The problem has to do with how courts determine who is an independent contractor and who is a W-2 employee. "The determination,” Thomas said, “is generally based on a facts-and-circumstances test, where courts consider a number of factors like how much control the employer exercises, which party invests in work facilities, which party bears the risk of profit or loss, and whether the work is part of the employer's regular business.” Most of the factors in that test weigh on the side of the adjunct being a W-2 employee.
She pointed to a United States Tax Court decision that "held that an adjunct college professor teaching online courses was an employee, notwithstanding the fact that the professor provided his own computer and Internet connection and had no office at the school.” How could that be the case? "Among the factors pointing toward employee status,” Thomas said, “were that the school determined the class schedule, managed registration of students, provided the web interface for the class, and bore all risk of profit and loss, along with the fact that the courses taught were part of the school's primary business.” Those factors, she said, “are likely to apply to most adjunct professors, even those that work at multiple schools."

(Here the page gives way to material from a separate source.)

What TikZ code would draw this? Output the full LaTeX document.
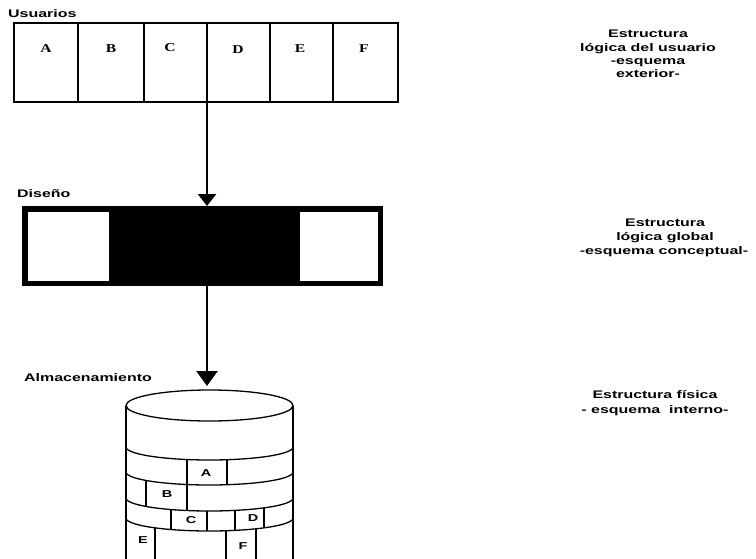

In the end — however much adjuncts and other contingent faculty may feel like they aren’t treated as employees — in the eyes of the IRS, they will be for the foreseeable future. Our university teaching will not count as freelance work, which means we won’t be able to deduct any expenses related to that work.
I’m sorry to be the bearer of that bad news, but Megan’s question was an important one. Those of us who are embracing the freelancer ethos need to understand the structural limitations on our freelancing work.
But we can still find freelancing work outside of our institutions. The university is, after all, just another client.